Data lines
--- BEGIN ---

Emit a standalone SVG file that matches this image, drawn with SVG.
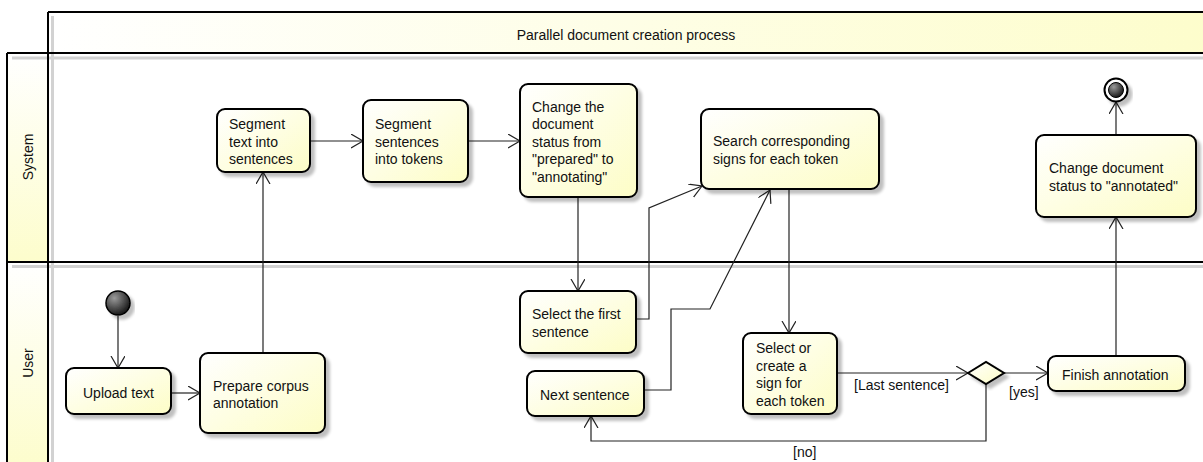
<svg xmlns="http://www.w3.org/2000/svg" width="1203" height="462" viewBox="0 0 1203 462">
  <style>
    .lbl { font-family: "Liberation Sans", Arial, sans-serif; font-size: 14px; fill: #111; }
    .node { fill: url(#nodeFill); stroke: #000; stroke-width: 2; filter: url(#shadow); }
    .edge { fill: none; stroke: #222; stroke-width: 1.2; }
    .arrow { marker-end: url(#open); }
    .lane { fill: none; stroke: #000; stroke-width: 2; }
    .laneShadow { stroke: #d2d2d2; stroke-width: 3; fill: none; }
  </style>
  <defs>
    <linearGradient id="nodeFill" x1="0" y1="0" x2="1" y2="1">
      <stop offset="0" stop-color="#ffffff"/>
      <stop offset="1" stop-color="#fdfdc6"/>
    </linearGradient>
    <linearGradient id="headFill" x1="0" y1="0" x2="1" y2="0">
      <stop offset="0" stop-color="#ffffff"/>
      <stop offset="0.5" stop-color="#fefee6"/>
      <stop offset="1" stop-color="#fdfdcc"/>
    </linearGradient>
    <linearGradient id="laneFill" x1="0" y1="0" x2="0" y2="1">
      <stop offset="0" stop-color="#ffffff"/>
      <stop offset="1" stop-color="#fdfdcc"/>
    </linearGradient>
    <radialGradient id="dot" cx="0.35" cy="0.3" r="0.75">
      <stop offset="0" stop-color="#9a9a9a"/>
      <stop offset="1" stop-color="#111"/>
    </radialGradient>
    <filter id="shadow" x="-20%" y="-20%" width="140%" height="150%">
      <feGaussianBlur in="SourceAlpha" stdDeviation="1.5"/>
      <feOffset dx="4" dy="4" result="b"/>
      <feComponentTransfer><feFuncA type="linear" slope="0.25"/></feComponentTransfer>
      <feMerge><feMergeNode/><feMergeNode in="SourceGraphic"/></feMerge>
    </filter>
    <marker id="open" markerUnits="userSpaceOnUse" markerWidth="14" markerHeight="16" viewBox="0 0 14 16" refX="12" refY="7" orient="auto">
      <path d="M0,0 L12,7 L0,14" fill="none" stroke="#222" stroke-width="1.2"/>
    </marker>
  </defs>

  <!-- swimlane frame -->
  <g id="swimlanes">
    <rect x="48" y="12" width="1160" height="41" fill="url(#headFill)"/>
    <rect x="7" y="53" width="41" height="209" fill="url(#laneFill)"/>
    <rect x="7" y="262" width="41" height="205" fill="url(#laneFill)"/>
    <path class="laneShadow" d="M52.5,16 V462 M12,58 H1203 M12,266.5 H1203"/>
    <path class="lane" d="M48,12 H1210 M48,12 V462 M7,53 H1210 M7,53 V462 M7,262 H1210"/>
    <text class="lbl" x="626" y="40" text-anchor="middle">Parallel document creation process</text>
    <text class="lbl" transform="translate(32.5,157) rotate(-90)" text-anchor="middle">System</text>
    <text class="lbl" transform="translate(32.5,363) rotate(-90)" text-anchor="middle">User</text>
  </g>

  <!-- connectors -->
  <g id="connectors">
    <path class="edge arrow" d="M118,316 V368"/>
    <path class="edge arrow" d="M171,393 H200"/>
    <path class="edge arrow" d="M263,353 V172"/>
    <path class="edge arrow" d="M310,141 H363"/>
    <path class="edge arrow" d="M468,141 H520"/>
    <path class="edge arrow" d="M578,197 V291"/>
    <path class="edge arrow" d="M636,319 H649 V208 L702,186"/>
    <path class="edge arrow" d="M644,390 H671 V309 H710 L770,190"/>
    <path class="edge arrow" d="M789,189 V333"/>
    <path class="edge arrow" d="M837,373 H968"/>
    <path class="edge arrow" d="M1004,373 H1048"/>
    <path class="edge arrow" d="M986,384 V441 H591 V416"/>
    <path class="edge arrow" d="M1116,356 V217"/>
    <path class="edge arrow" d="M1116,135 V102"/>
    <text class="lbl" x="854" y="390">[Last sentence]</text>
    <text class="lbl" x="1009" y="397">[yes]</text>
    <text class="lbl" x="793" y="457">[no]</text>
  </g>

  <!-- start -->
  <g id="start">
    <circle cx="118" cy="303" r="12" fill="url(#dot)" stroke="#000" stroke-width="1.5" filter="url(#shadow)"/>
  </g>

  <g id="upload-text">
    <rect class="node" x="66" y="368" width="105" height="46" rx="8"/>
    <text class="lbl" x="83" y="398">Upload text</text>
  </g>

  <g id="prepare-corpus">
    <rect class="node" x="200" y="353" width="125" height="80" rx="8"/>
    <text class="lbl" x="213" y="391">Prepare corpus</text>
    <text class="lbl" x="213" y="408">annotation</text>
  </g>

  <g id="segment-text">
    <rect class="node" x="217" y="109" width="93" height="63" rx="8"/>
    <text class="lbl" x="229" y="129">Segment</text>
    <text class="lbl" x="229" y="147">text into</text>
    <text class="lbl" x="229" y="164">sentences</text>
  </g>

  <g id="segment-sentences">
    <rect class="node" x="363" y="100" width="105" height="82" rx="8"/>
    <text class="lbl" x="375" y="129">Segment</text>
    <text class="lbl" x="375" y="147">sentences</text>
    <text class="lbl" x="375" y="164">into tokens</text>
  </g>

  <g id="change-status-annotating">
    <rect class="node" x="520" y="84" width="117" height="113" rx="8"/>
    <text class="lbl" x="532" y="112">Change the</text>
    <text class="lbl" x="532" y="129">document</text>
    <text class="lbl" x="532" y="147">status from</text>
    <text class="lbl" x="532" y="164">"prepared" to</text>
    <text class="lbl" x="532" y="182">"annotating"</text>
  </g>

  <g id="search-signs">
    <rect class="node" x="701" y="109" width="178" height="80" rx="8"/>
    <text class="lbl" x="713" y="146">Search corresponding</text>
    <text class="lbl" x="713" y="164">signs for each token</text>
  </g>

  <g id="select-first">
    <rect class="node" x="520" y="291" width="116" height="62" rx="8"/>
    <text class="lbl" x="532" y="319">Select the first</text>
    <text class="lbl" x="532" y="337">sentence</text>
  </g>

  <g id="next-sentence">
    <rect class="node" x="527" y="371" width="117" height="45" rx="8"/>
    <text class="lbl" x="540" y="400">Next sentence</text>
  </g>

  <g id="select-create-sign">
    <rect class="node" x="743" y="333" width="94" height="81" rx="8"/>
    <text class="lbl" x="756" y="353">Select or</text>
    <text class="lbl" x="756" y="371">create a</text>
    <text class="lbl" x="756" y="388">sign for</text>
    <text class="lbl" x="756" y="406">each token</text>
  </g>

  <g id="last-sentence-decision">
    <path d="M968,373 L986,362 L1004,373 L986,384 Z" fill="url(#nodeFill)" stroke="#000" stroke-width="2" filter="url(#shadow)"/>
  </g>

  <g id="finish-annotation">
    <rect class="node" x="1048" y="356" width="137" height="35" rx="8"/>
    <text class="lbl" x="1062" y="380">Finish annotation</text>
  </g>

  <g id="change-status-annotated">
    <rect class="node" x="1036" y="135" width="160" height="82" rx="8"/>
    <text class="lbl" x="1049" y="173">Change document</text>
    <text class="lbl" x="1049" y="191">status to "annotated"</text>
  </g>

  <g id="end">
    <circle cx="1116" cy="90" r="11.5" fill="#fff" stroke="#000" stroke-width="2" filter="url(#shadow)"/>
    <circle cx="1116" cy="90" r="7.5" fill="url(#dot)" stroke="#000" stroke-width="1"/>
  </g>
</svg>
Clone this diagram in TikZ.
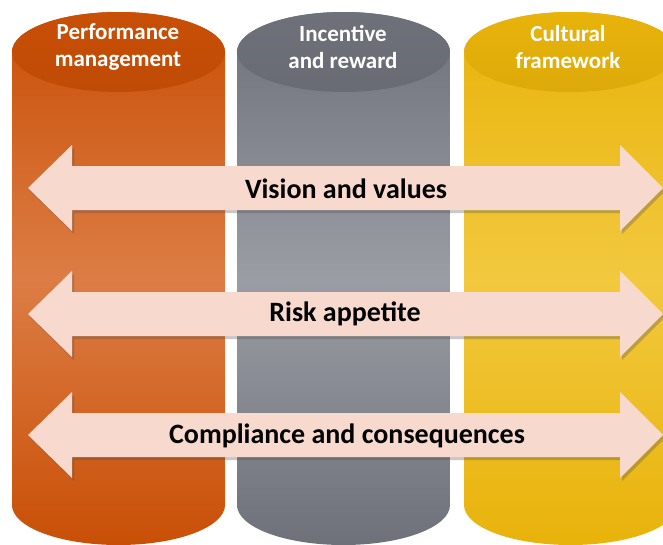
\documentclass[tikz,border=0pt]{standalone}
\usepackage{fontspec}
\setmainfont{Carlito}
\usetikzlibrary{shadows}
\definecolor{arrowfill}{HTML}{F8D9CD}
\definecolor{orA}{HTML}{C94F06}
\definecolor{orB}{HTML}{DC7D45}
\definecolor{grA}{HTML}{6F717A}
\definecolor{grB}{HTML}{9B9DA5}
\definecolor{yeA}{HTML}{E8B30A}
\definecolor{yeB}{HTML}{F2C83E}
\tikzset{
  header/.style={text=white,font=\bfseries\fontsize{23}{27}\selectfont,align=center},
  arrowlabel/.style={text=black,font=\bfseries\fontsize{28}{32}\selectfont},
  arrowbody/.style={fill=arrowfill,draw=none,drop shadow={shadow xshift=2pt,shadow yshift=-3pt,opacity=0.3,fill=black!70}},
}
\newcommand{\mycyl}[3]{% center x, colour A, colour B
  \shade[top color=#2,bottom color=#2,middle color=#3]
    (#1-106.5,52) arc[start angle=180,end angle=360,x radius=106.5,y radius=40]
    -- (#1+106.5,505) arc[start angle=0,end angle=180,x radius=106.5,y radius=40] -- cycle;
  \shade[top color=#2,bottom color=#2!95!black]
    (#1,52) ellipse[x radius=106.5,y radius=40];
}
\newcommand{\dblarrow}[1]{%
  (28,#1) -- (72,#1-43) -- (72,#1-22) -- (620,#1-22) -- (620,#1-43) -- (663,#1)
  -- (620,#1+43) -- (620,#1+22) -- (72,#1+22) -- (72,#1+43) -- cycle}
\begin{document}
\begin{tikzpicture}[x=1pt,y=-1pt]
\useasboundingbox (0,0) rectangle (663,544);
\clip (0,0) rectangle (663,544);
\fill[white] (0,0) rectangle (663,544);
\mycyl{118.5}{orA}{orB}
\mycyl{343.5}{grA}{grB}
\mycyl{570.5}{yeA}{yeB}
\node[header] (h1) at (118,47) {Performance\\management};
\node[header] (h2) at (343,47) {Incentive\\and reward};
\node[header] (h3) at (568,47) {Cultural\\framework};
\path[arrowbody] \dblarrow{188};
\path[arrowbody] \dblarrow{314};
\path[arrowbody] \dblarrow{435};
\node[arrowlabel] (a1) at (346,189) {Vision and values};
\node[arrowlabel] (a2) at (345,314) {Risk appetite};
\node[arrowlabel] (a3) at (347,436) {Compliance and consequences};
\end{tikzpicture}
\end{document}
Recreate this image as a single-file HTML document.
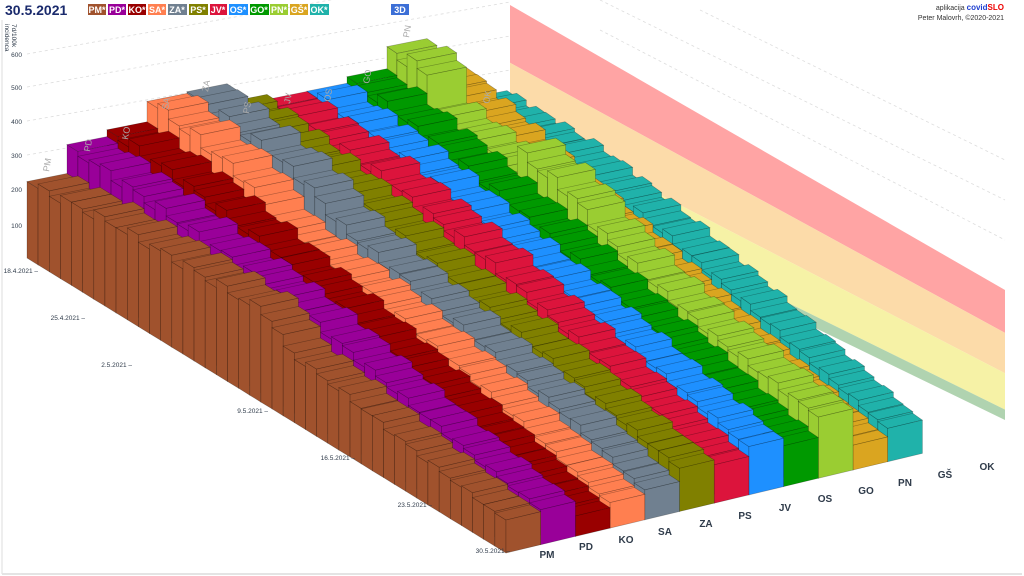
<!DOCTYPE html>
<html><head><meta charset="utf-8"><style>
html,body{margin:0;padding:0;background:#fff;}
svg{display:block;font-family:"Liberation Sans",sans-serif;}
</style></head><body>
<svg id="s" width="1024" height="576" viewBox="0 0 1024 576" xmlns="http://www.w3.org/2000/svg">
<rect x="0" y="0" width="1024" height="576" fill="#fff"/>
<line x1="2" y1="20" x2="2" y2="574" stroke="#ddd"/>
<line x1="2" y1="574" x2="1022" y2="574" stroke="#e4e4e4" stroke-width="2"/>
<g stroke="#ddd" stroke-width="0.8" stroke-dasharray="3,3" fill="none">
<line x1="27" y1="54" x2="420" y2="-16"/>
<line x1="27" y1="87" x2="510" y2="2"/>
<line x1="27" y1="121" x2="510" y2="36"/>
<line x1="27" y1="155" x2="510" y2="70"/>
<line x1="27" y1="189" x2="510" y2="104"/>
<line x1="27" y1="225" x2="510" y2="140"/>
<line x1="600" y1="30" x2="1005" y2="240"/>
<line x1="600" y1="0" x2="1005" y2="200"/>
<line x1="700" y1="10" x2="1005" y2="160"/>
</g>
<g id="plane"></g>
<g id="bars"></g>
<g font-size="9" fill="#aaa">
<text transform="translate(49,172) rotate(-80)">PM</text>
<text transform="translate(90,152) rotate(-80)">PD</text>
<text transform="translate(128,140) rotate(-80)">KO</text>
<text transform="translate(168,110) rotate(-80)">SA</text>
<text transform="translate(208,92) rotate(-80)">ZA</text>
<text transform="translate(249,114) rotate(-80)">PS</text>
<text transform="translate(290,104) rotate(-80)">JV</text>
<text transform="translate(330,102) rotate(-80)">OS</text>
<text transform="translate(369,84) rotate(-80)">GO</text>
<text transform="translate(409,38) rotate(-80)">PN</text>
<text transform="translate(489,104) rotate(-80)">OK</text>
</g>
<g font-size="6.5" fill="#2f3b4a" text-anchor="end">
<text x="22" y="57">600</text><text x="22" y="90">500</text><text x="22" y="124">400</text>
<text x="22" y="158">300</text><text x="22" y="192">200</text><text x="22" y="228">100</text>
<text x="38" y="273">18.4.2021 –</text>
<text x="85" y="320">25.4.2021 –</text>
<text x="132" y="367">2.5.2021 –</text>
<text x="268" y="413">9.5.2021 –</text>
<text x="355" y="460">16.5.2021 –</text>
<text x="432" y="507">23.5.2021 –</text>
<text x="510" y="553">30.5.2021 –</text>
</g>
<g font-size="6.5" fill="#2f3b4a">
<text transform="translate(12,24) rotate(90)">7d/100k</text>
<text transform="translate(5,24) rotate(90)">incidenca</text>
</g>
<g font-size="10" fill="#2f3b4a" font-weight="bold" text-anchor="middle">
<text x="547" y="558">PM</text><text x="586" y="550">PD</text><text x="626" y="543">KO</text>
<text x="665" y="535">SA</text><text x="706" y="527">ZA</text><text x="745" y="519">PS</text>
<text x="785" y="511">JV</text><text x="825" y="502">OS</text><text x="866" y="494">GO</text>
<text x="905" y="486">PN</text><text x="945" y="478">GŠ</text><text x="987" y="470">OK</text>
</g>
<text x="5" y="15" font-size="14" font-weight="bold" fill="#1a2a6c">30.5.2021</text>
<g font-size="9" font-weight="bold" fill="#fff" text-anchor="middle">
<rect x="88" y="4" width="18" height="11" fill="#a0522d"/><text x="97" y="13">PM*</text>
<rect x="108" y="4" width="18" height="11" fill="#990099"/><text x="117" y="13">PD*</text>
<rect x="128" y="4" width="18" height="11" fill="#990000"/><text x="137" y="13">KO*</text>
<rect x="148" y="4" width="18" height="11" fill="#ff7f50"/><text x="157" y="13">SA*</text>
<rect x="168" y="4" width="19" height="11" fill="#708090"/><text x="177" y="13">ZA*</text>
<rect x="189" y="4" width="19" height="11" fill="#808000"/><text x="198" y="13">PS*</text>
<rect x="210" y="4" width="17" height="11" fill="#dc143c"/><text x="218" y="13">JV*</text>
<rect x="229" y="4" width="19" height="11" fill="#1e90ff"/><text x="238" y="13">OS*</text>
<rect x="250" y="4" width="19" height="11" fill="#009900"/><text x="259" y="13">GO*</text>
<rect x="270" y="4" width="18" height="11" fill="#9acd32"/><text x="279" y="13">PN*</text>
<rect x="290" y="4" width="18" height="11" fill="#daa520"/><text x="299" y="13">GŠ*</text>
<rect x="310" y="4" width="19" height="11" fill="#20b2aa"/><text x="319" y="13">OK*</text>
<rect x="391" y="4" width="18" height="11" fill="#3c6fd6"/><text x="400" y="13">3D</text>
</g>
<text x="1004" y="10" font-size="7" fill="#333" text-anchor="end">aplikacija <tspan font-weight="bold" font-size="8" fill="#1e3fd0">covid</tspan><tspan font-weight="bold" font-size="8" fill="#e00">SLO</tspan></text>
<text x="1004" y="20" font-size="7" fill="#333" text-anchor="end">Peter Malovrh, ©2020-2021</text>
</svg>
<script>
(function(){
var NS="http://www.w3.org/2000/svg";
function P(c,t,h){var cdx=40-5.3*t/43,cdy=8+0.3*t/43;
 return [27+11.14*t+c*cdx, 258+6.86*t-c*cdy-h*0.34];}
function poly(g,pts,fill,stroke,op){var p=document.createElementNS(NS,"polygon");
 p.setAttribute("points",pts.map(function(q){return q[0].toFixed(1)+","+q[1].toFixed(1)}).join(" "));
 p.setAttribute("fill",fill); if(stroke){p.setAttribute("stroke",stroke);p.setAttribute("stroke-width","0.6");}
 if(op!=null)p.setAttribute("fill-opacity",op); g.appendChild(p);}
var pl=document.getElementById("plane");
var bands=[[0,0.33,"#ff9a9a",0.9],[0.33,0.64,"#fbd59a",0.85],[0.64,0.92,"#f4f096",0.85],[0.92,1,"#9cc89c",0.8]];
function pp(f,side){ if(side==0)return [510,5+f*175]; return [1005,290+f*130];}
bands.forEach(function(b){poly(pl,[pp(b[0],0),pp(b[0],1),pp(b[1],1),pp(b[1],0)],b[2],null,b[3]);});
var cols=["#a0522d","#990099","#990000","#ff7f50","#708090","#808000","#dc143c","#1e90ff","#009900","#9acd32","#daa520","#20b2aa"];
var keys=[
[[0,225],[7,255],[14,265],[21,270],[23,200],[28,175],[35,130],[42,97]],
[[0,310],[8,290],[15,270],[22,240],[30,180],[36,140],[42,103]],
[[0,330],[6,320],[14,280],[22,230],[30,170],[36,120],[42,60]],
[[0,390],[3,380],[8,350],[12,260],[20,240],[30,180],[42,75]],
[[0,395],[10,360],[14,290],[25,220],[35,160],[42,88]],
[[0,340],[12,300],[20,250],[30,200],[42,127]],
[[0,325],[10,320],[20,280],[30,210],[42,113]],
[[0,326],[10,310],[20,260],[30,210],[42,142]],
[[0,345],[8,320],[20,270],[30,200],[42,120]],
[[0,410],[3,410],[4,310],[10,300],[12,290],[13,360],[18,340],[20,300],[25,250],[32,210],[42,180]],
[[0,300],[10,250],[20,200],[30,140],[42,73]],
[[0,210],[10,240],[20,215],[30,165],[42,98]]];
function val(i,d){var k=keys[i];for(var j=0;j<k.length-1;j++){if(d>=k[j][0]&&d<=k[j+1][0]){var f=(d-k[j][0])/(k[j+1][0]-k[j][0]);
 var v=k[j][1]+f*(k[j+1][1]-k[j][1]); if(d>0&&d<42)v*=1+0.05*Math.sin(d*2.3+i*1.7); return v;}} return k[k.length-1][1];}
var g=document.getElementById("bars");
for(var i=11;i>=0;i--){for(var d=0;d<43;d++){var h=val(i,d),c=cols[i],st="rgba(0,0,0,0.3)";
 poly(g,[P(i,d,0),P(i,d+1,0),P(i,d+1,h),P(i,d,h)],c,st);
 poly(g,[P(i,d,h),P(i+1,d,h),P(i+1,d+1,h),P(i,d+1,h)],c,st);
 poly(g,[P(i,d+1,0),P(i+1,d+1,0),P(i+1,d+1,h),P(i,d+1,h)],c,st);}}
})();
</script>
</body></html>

--- END ---

Brief
Write out every line of the listing that holds the word "standalone".

Final result
Emit a standalone SVG file that matches this image, drawn with SVG.
\documentclass[tikz,border=0pt]{standalone}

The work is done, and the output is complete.